Winstanley

Gerrard Winstanley was a mid-seventeenth-century Christian Socialist who organized the poor into a commune called the Diggers. Kevin Brownlow and Andrew Mollo have created an almost perfect rendering of this gentle man's life and thoughts, with dialogue taken for the most part directly from Winstanley's writings. Jonathan Rosenbaum calls Winstanley “mysteriously beautiful...and the best pre-twentieth-century historical film I can recall since The Rise Of Louis XIV or Straub's Bach film....

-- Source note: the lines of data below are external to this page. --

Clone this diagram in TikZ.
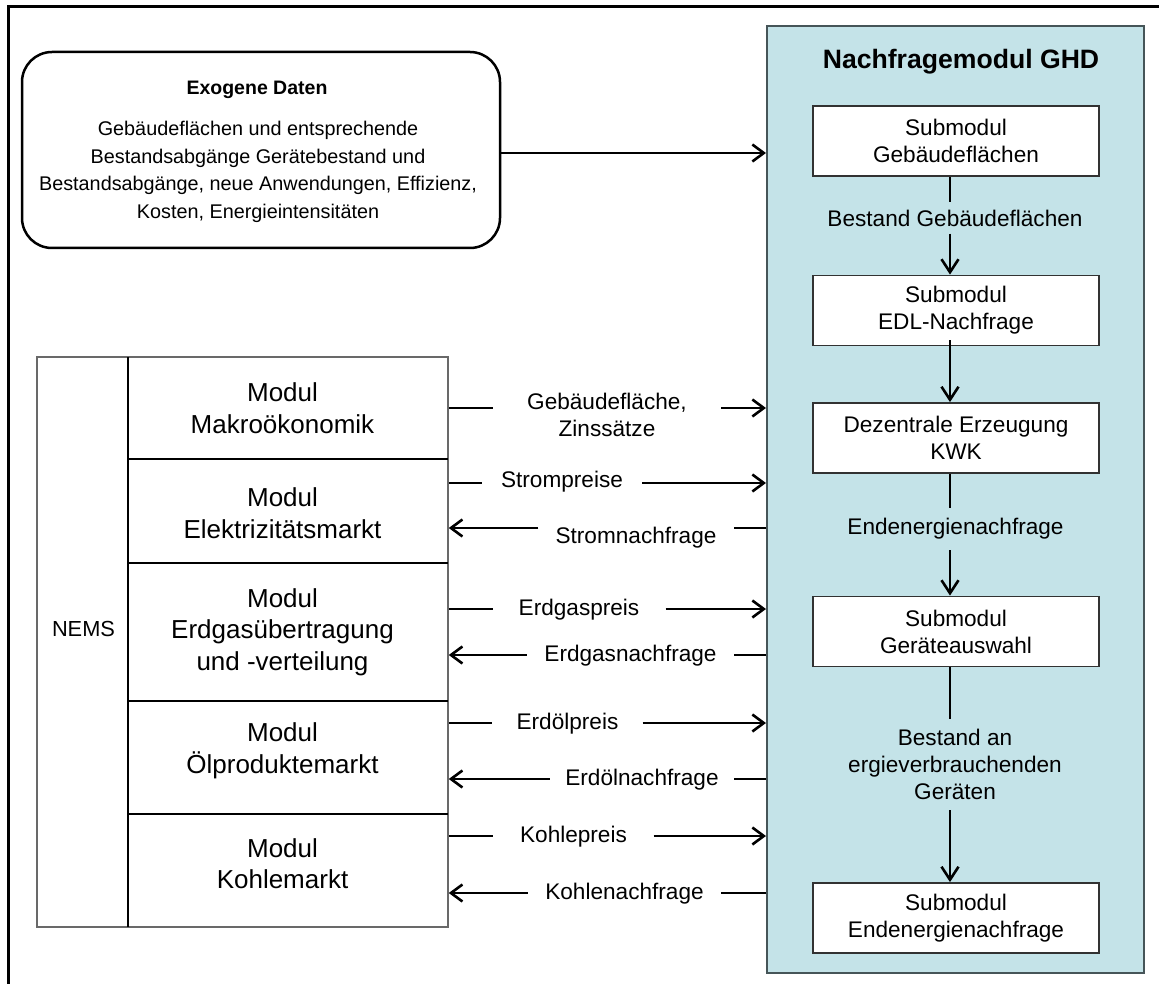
\documentclass[tikz,border=0pt]{standalone}
\usepackage{fontspec}
\setmainfont{Liberation Sans}
\usetikzlibrary{arrows.meta}

\definecolor{panelblue}{RGB}{196,227,232}
\definecolor{paneledge}{RGB}{70,85,88}
\definecolor{boxedge}{RGB}{50,50,50}
\definecolor{tablegray}{RGB}{105,105,105}

\tikzset{
  subbox/.style={draw=boxedge, line width=1.8pt, fill=white, inner sep=0pt,
    minimum width=286pt, minimum height=70pt, align=center,
    font=\fontsize{22.6}{27}\selectfont},
  flow/.style={line width=2.6pt, draw=black},
  harrow/.style={flow, -{Straight Barb[length=11.5pt,width=17pt]}},
  varrow/.style={flow, -{Straight Barb[length=13pt,width=17pt]}},
  lbl/.style={inner sep=0pt, align=center, font=\fontsize{22.6}{27}\selectfont},
  modtext/.style={inner sep=0pt, align=center, font=\fontsize{26}{31.5}\selectfont},
  rowline/.style={line width=2.5pt, draw=black},
}

\begin{document}
\begin{tikzpicture}[x=1pt,y=-1pt]
\useasboundingbox (0,0) rectangle (1159,984);

% outer frame (left and top edges)
\draw[line width=3pt] (8,984) -- (8,7) -- (1159,7);

% exogenous data box
\node[draw, line width=2.5pt, rounded corners=30pt, minimum width=478pt,
      minimum height=196pt, inner sep=0pt] (exo) at (261,150) {};
\node[inner sep=0pt, font=\fontsize{19.5}{24}\selectfont\bfseries] (exotitle) at (257,90) {Exogene Daten};
\node[inner sep=0pt, align=center, font=\fontsize{19.8}{27.7}\selectfont] (exobody) at (258,172)
  {Gebäudeflächen und entsprechende\\Bestandsabgänge Gerätebestand und\\Bestandsabgänge, neue Anwendungen, Effizienz,\\Kosten, Energieintensitäten};

% demand module panel
\node[draw=paneledge, fill=panelblue, line width=2pt, minimum width=377pt,
      minimum height=947pt, inner sep=0pt] (panel) at (955.5,499.5) {};
\node[inner sep=0pt, font=\fontsize{26.6}{30}\selectfont\bfseries] (ptitle) at (961,62) {Nachfragemodul GHD};

\node[subbox] (b1) at (956,141)   {Submodul\\Gebäudeflächen};
\node[subbox] (b2) at (956,310.5) {Submodul\\EDL-Nachfrage};
\node[subbox] (b3) at (956,438)   {Dezentrale Erzeugung\\KWK};
\node[subbox] (b4) at (956,631.5) {Submodul\\Geräteauswahl};
\node[subbox] (b5) at (956,918)   {Submodul\\Endenergienachfrage};

\node[lbl, minimum height=31pt] (l1) at (955,218)   {Bestand Gebäudeflächen};
\node[lbl, minimum height=42pt] (l3) at (955.5,529) {Endenergienachfrage};
\node[lbl, minimum height=91pt] (l4) at (955,764.5) {Bestand an\\ergieverbrauchenden\\Geräten};

\coordinate (ax) at (950,0);
\draw[flow]   (b1.south -| ax) -- (l1.north -| ax);
\draw[varrow] (l1.south -| ax) -- (b2.north -| ax);
\draw[varrow] ([yshift=6pt]b2.south -| ax) -- (b3.north -| ax);
\draw[flow]   (b3.south -| ax) -- (l3.north -| ax);
\draw[varrow] (l3.south -| ax) -- (b4.north -| ax);
\draw[flow]   (b4.south -| ax) -- (l4.north -| ax);
\draw[varrow] (l4.south -| ax) -- (b5.north -| ax);

% exogenous data into the panel
\coordinate (y0) at (0,153);
\draw[harrow] (exo.east |- y0) -- (panel.west |- y0);

% NEMS table
\node[draw=tablegray, line width=1.5pt, minimum width=411pt, minimum height=570pt,
      inner sep=0pt] (tbl) at (242.5,642) {};
\draw[rowline] (128,357) -- (128,927);
\draw[rowline] (128,459) -- (448,459);
\draw[rowline] (128,563) -- (448,563);
\draw[rowline] (128,701) -- (448,701);
\draw[rowline] (128,814) -- (448,814);

\node[inner sep=0pt, font=\fontsize{21.8}{26}\selectfont] (nems) at (83.5,629) {NEMS};
\node[modtext] (m1) at (282.5,408)   {Modul\\Makroökonomik};
\node[modtext] (m2) at (282.5,513)   {Modul\\Elektrizitätsmarkt};
\node[modtext] (m3) at (282.5,632)   {Modul\\Erdgasübertragung\\und -verteilung};
\node[modtext] (m4) at (282.5,751)   {Modul\\Ölproduktemarkt};
\node[modtext] (m5) at (282.5,863.5) {Modul\\Kohlemarkt};

% exchanged quantities between NEMS and the panel
\coordinate (y1) at (0,408);
\coordinate (y2) at (0,483);
\coordinate (y3) at (0,528);
\coordinate (y4) at (0,609);
\coordinate (y5) at (0,655);
\coordinate (y6) at (0,723);
\coordinate (y7) at (0,779);
\coordinate (y8) at (0,836);
\coordinate (y9) at (0,893);

\node[lbl, inner xsep=34.5pt] (s1) at (607,415)   {Gebäudefläche,\\Zinssätze};
\node[lbl, inner xsep=19pt]   (s2) at (562,482)   {Strompreise};
\node[lbl, inner xsep=17pt]   (s3) at (636,538)   {Stromnachfrage};
\node[lbl, inner xsep=26pt]   (s4) at (579,610)   {Erdgaspreis};
\node[lbl, inner xsep=17.5pt] (s5) at (630.5,656) {Erdgasnachfrage};
\node[lbl, inner xsep=24pt]   (s6) at (567.5,724) {Erdölpreis};
\node[lbl, inner xsep=15.5pt] (s7) at (642,780)   {Erdölnachfrage};
\node[lbl, inner xsep=26.5pt] (s8) at (573.5,837) {Kohlepreis};
\node[lbl, inner xsep=17.5pt] (s9) at (624.5,894) {Kohlenachfrage};

% to the panel
\draw[flow]   (tbl.east |- y1) -- (s1.west |- y1);
\draw[harrow] (s1.east |- y1) -- (panel.west |- y1);
\draw[flow]   (tbl.east |- y2) -- (s2.west |- y2);
\draw[harrow] (s2.east |- y2) -- (panel.west |- y2);
\draw[flow]   (tbl.east |- y4) -- (s4.west |- y4);
\draw[harrow] (s4.east |- y4) -- (panel.west |- y4);
\draw[flow]   (tbl.east |- y6) -- (s6.west |- y6);
\draw[harrow] (s6.east |- y6) -- (panel.west |- y6);
\draw[flow]   (tbl.east |- y8) -- (s8.west |- y8);
\draw[harrow] (s8.east |- y8) -- (panel.west |- y8);

% back to NEMS
\draw[flow]   (panel.west |- y3) -- (s3.east |- y3);
\draw[harrow] (s3.west |- y3) -- (tbl.east |- y3);
\draw[flow]   (panel.west |- y5) -- (s5.east |- y5);
\draw[harrow] (s5.west |- y5) -- (tbl.east |- y5);
\draw[flow]   (panel.west |- y7) -- (s7.east |- y7);
\draw[harrow] (s7.west |- y7) -- (tbl.east |- y7);
\draw[flow]   (panel.west |- y9) -- (s9.east |- y9);
\draw[harrow] (s9.west |- y9) -- (tbl.east |- y9);
\end{tikzpicture}
\end{document}
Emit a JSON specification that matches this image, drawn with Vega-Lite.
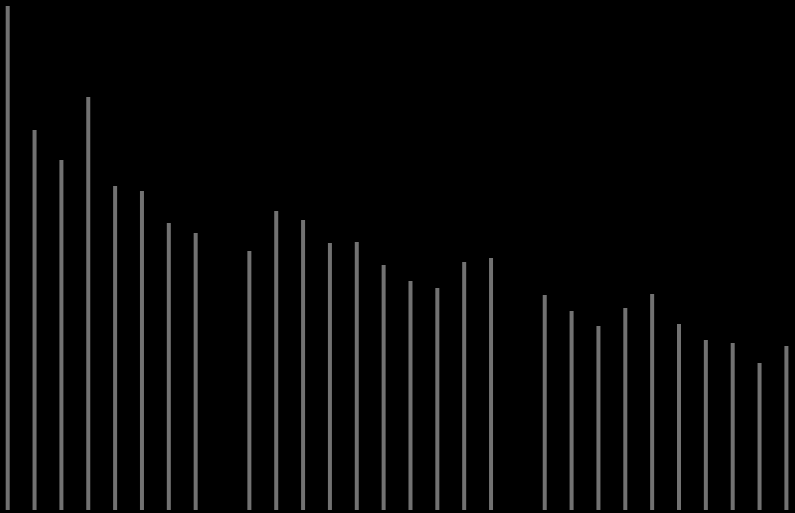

“All the roles but two are played by nonprofessionals. And the fanatical pains taken with period detail - including everything from original battle armor and home-made huts and costumes to virtually extinct breeds of cows, pigs and birds, and a barn transferred from Essex piece by piece - could be called comparable to Stroheim's if it weren't for the fact that all this was done on an impoverished budget....

“...Like Miles Halliwell's haunted and haunting performance as Winstanley and the sheer physicality of the film's awesome grasp of people, weather, and terrain, it belongs to another world, but a world of textures that is re-created from the roots, not recollected in tranquility out of scrapbooks....” (in Film Comment).

Kevin Brownlow is perhaps best known to film buffs as author of the now classic study of the silent film, “The Parade's Gone By”; and for his extraordinary preservation and restoration work on Abel Gance's 5-hour epic Napoleon, including the famous triptych sequence. Other films by Brownlow include his documentary on Abel Gance, The Charm Of Dynamite; his first feature film, It Happened Here (also made with co-director Mollo), filmed in 1956 when Brownlow was still a schoolboy and financed out of his pocket money! Last year Brownlow's second book on Hollywood's pioneering years, “The War, the West and the Wilderness,” was published; and Hollywood, Brownlow's critically acclaimed BBC television series on that same period, with its fascinating clips and interviews, is presently being aired locally on Channel 2.